I do not mean to come off as elitist here, however I do feel that not everybody gives their all and make up excuses.
Identify 3 major challenges related to acclimatizing to civilian life; what are some ways you overcome them?
After serving 8 years in the Army, I have been exposed to pretty much every weather type, to every demographic of people, and nearly ever region of the world. I have seen what struggle, suffering, and hopelessness are. When my roommates do not want to do the dishes because their favourite TV show is on – considering there is a fruit fly presence over said dishes – or when it is raining outside so there is “no point to do errands” .. I judge them as lessers, lazy, and pathetic. Is this so wrong? I don’t think so; When the Greeks were in power, there were the warriors who trained and were honourable citizens, and there were the slaves.
In the military, you are expected to do three very simple tasks: Get to work on time, Be in the proper uniform, and Do as you are told. Such things are trivial to me. It took my roommates (excuse the constant reference, they are great examples) two weeks to pay for the internet access that I sell them. It took me throwing out their dishes for them to clean them, lest it happen again (the sink has been dish free every morning since).
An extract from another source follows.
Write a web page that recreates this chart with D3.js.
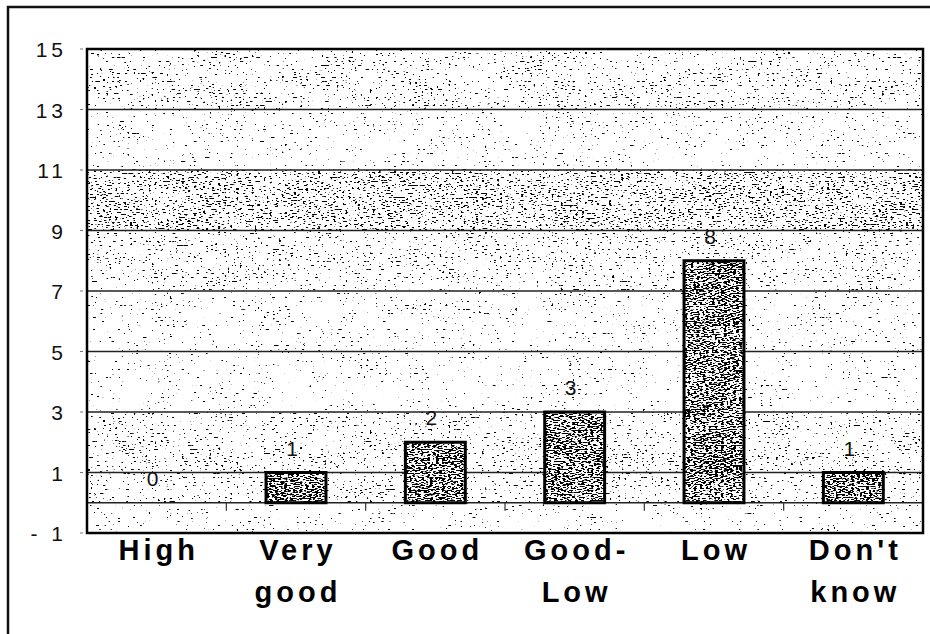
<!DOCTYPE html>
<html>
<head>
<meta charset="utf-8">
<script src="https://cdn.jsdelivr.net/npm/d3@7"></script>
<style>
  body { margin: 0; background: #fff; }
  svg { display: block; font-family: "Liberation Sans", Arial, sans-serif; }
</style>
</head>
<body>
<div id="app"></div>
<script>
// chart data
const categories = ['High', 'Very good', 'Good', 'Good-Low', 'Low', "Don't know"];
const categoryLines = [['High'], ['Very', 'good'], ['Good'], ['Good-', 'Low'], ['Low'], ["Don't", 'know']];
const values = [0, 1, 2, 3, 8, 1];
const yTicks = [-1, 1, 3, 5, 7, 9, 11, 13, 15];
const gridValues = [0, 1, 3, 5, 7, 9, 11, 13];

const WIDTH = 930;
const HEIGHT = 634;
const PLOT = { left: 87, right: 923, top: 49, bottom: 533 };

// stipple threshold per one-unit band, from -1..0 up to 14..15 (lower = darker)
const BAND_THRESHOLD = [0.70, 0.66, 0.655, 0.67, 0.70, 0.70, 0.695, 0.69,
  0.67, 0.66, 0.605, 0.61, 0.695, 0.69, 0.655, 0.67];
const BAR_THRESHOLD = 0.5;

const svg = d3.select('#app')
  .append('svg')
  .attr('width', WIDTH)
  .attr('height', HEIGHT);

const defs = svg.append('defs');

const y = d3.scaleLinear().domain([-1, 15]).range([PLOT.bottom, PLOT.top]);
const x = d3.scaleBand().domain(categories)
  .range([PLOT.left, PLOT.right])
  .paddingInner(0.57)
  .paddingOuter(0.285);

// scanned-halftone look: fine specks, lightly modulated by a coarse cloud
function stipple(id, t) {
  const s = 30;
  const opaque = '1 0 0 0 0  0 1 0 0 0  0 0 1 0 0  0 0 0 0 1';
  const f = defs.append('filter')
    .attr('id', id)
    .attr('x', 0).attr('y', 0)
    .attr('width', 1).attr('height', 1)
    .attr('color-interpolation-filters', 'sRGB');
  f.append('feTurbulence')
    .attr('type', 'fractalNoise')
    .attr('baseFrequency', '0.33 0.75')
    .attr('numOctaves', 1)
    .attr('seed', 11)
    .attr('result', 'fineRaw');
  f.append('feColorMatrix').attr('in', 'fineRaw').attr('type', 'matrix')
    .attr('values', opaque).attr('result', 'fine');
  f.append('feTurbulence')
    .attr('type', 'fractalNoise')
    .attr('baseFrequency', '0.02 0.06')
    .attr('numOctaves', 2)
    .attr('seed', 4)
    .attr('result', 'coarseRaw');
  f.append('feColorMatrix').attr('in', 'coarseRaw').attr('type', 'matrix')
    .attr('values', opaque).attr('result', 'coarse');
  f.append('feComposite')
    .attr('in', 'fine').attr('in2', 'coarse')
    .attr('operator', 'arithmetic')
    .attr('k1', 0).attr('k2', 0.95).attr('k3', 0.12).attr('k4', -0.035)
    .attr('result', 'mix');
  f.append('feColorMatrix')
    .attr('in', 'mix')
    .attr('type', 'matrix')
    .attr('values', `0 0 0 0 0  0 0 0 0 0  0 0 0 0 0  ${s} 0 0 0 ${-s * t}`);
  return `url(#${id})`;
}

// outer frame
svg.append('rect')
  .attr('x', 8).attr('y', 7)
  .attr('width', 960).attr('height', 680)
  .attr('fill', 'none')
  .attr('stroke', '#111')
  .attr('stroke-width', 2.5);

// textured background, one strip per unit
const bg = svg.append('g').attr('id', 'texture');
BAND_THRESHOLD.forEach((t, i) => {
  const lo = -1 + i;
  bg.append('rect')
    .attr('x', PLOT.left)
    .attr('y', y(lo + 1))
    .attr('width', PLOT.right - PLOT.left)
    .attr('height', y(lo) - y(lo + 1))
    .attr('fill', '#000')
    .attr('filter', stipple(`band-${i}`, t));
});

// gridlines
svg.append('g').attr('id', 'grid')
  .selectAll('line')
  .data(gridValues)
  .join('line')
  .attr('x1', PLOT.left).attr('x2', PLOT.right)
  .attr('y1', d => y(d)).attr('y2', d => y(d))
  .attr('stroke', '#222')
  .attr('stroke-width', 1.4);

// category ticks hanging from the zero line
const step = x.step();
svg.append('g').attr('id', 'xticks')
  .selectAll('line')
  .data(categories.slice(1))
  .join('line')
  .attr('x1', d => x(d) - x.paddingInner() * step / 2)
  .attr('x2', d => x(d) - x.paddingInner() * step / 2)
  .attr('y1', y(0)).attr('y2', y(0) + 8)
  .attr('stroke', '#333')
  .attr('stroke-width', 1.2);

// bars
const barFilter = stipple('bar-tex', BAR_THRESHOLD);
const bars = svg.append('g').attr('id', 'bars')
  .selectAll('g')
  .data(values.map((v, i) => ({ cat: categories[i], v })))
  .join('g');

bars.append('rect')
  .attr('x', d => x(d.cat))
  .attr('y', d => y(d.v))
  .attr('width', x.bandwidth())
  .attr('height', d => y(0) - y(d.v))
  .attr('fill', '#fff');

bars.append('rect')
  .attr('x', d => x(d.cat))
  .attr('y', d => y(d.v))
  .attr('width', x.bandwidth())
  .attr('height', d => y(0) - y(d.v))
  .attr('fill', '#000')
  .attr('filter', barFilter);

bars.append('rect')
  .attr('x', d => x(d.cat))
  .attr('y', d => y(d.v))
  .attr('width', x.bandwidth())
  .attr('height', d => y(0) - y(d.v))
  .attr('fill', 'none')
  .attr('stroke', '#000')
  .attr('stroke-width', 3);

bars.append('text')
  .attr('x', d => x(d.cat) + x.bandwidth() / 2 - 4)
  .attr('y', d => y(d.v) - 17)
  .attr('text-anchor', 'middle')
  .attr('font-size', 21)
  .attr('fill', '#111')
  .text(d => d.v);

// plot frame
svg.append('rect')
  .attr('x', PLOT.left).attr('y', PLOT.top)
  .attr('width', PLOT.right - PLOT.left)
  .attr('height', PLOT.bottom - PLOT.top)
  .attr('fill', 'none')
  .attr('stroke', '#000')
  .attr('stroke-width', 2.5);

// y axis
const yAxis = svg.append('g').attr('id', 'yaxis');
yAxis.selectAll('line')
  .data(yTicks)
  .join('line')
  .attr('x1', PLOT.left - 7).attr('x2', PLOT.left - 4)
  .attr('y1', d => y(d)).attr('y2', d => y(d))
  .attr('stroke', '#777');
yAxis.selectAll('text')
  .data(yTicks)
  .join('text')
  .attr('x', 67)
  .attr('y', d => y(d) + 8)
  .attr('text-anchor', 'end')
  .attr('font-size', 21)
  .attr('letter-spacing', 4)
  .attr('fill', '#111')
  .text(d => d < 0 ? '- ' + Math.abs(d) : d);

// category labels
const xLabels = svg.append('g').attr('id', 'xlabels');
categories.forEach((c, i) => {
  const t = xLabels.append('text')
    .attr('x', x(c) + x.bandwidth() / 2 + 2)
    .attr('y', 560)
    .attr('text-anchor', 'middle')
    .attr('font-size', 29)
    .attr('font-weight', 'bold')
    .attr('letter-spacing', 4)
    .attr('fill', '#000');
  categoryLines[i].forEach((line, j) => {
    t.append('tspan')
      .attr('x', x(c) + x.bandwidth() / 2 + 2)
      .attr('dy', j === 0 ? 0 : 42)
      .text(line);
  });
});
</script>
</body>
</html>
To succeed, I know that I have to dedicate all of my time to school. There is no more “10 hours of video games and then maybe I’ll do homework”. Excuses are not the currency of life, determination and will power are. I see people walk late into classes I am a part of and then ask the teacher questions on the information covered. I see people sleeping in class and then they are surprised that they don’t get fundamental math concepts.
What has helped me over come all of this? I don’t associate with such people. When I have to associate, I take control of the situation so MY personal goals are met. In my English class, my current group project has me working with 4 recent high school graduates. I had to collect all of their phone numbers, emails, and coordinate everything.
I don’t mind doing this because I have come to realize that my life experiences have given me opportunities to learn and grow that many others didn’t have. It is our job as adults to mentor and guide others. Now my strategy for addressing some of these issues might be questionable, but it has worked thus far. The sink is still without dishes.